From Silicon Alley Insider:
Google’s (GOOG) US paid-click growth in March was as bad as in February–up only 2.7%–rounding out a violent deceleration in Q1, says Comscore (per Mark Mahaney at Citi). In all of Q1, Google’s US paid clicks rose only 2% year-over-year versus 25% in Q4 and 48% in Q3.
Consensus estimates for Google’s Q1 have been cut significantly since the first Comscore bomb in January. We believe the current consensus revenue estimates could be met with US growth of 25% in Q1, down from 40% in Q4, which would allow for significant deceleration in the quarter.

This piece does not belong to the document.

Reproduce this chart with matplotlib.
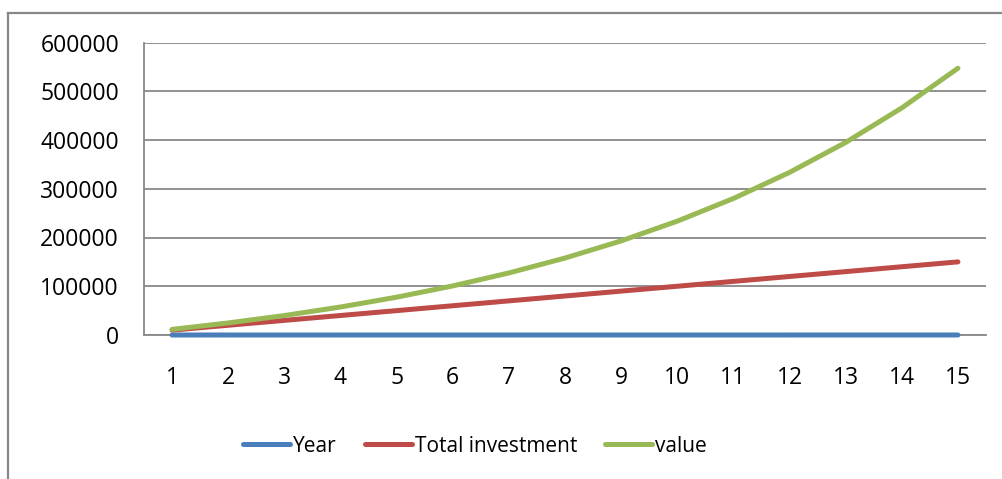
import matplotlib
matplotlib.use("Agg")
import matplotlib.pyplot as plt
from matplotlib.lines import Line2D

# Values
years = list(range(1, 16))
year_series = [1, 2, 3, 4, 5, 6, 7, 8, 9, 10, 11, 12, 13, 14, 15]
total_investment = [10000, 20000, 30000, 40000, 50000, 60000, 70000, 80000,
                    90000, 100000, 110000, 120000, 130000, 140000, 150000]
value = [11500, 24725, 39934, 57424, 77537, 100668, 127268, 157858,
         193037, 233493, 280017, 333519, 395047, 465804, 547175]
y_ticks = [0, 100000, 200000, 300000, 400000, 500000, 600000]
series_names = ["Year", "Total investment", "value"]

# Excel 2007 style colours
BLUE = "#4A7EBB"
RED = "#BE4B48"
GREEN = "#98B954"
GRID = "#888888"

plt.rcParams['font.family'] = ['Open Sans', 'DejaVu Sans']

W, H = 1002, 479
fig = plt.figure(figsize=(W / 100, H / 100), dpi=100)
ax = fig.add_axes([144 / W, 1 - 335 / H, (986 - 144) / W, (335 - 42.5) / H])

lw = 3.6
for ys, col, name in [(year_series, BLUE, series_names[0]),
                      (total_investment, RED, series_names[1]),
                      (value, GREEN, series_names[2])]:
    ax.plot(years, ys, color=col, lw=lw, solid_capstyle='round',
            label=name, zorder=3, clip_on=False)

ax.set_xlim(0.5, 15.5)
ax.set_ylim(0, 600000)
ax.set_xticks(years)
ax.set_yticks(y_ticks)
ax.set_yticklabels([str(v) for v in y_ticks])
ax.grid(axis='y', color=GRID, lw=1.3)
ax.set_axisbelow(True)

for side in ['top', 'right']:
    ax.spines[side].set_visible(False)
ax.spines['left'].set_color(GRID)
ax.spines['bottom'].set_color(GRID)
ax.spines['left'].set_linewidth(1.3)
ax.spines['bottom'].set_linewidth(1.3)
ax.tick_params(axis='both', length=0, labelsize=16.5, colors='black')
ax.tick_params(axis='x', pad=22)
ax.tick_params(axis='y', pad=18)

leg = fig.legend(loc='center', bbox_to_anchor=(475 / W, 1 - 446 / H), ncol=3,
                 frameon=False, fontsize=15, handlelength=2.25, handletextpad=0.15,
                 columnspacing=1.35)

# outer chart border (top and left edges visible)
fig.add_artist(Line2D([8 / W, 1.0], [1 - 13 / H, 1 - 13 / H], transform=fig.transFigure, color=GRID, lw=1.6))
fig.add_artist(Line2D([8 / W, 8 / W], [1 - 13 / H, 0.0], transform=fig.transFigure, color=GRID, lw=1.6))

fig.savefig("out.png", dpi=100)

This 25% growth estimate obviously assumes that Google has seen a strong increase in price-per-click: If it hasn’t, and the Comscore data is accurate, US revenue will miss by a mile and Google’s overall revenue will come in well below consensus. Thursday’s earnings report will be interesting.
Mark Mahaney of Citi has the details:
Deceleration Drivers – Consistent with 2 prior months, Paid Click growth deceleration to under 3% Y/Y was driven by another month of low-teens decline in Google’s Coverage Ratio and a low double-digit decline in Google’s Click Thru Rate offsetting the 33% Y/Y growth in March searches on Google’s U.S. Websites (an acceleration vs. roughly 30% Y/Y growth in February).
Potential Causes – Assuming the data is accurate, we could see two factors behind the Coverage Ratio decline:
1. Google’s ongoing efforts to improve both lead quality for advertisers and the user experience for searches.
2. A macroeconomic dampening of commercial queries by searchers [uh oh].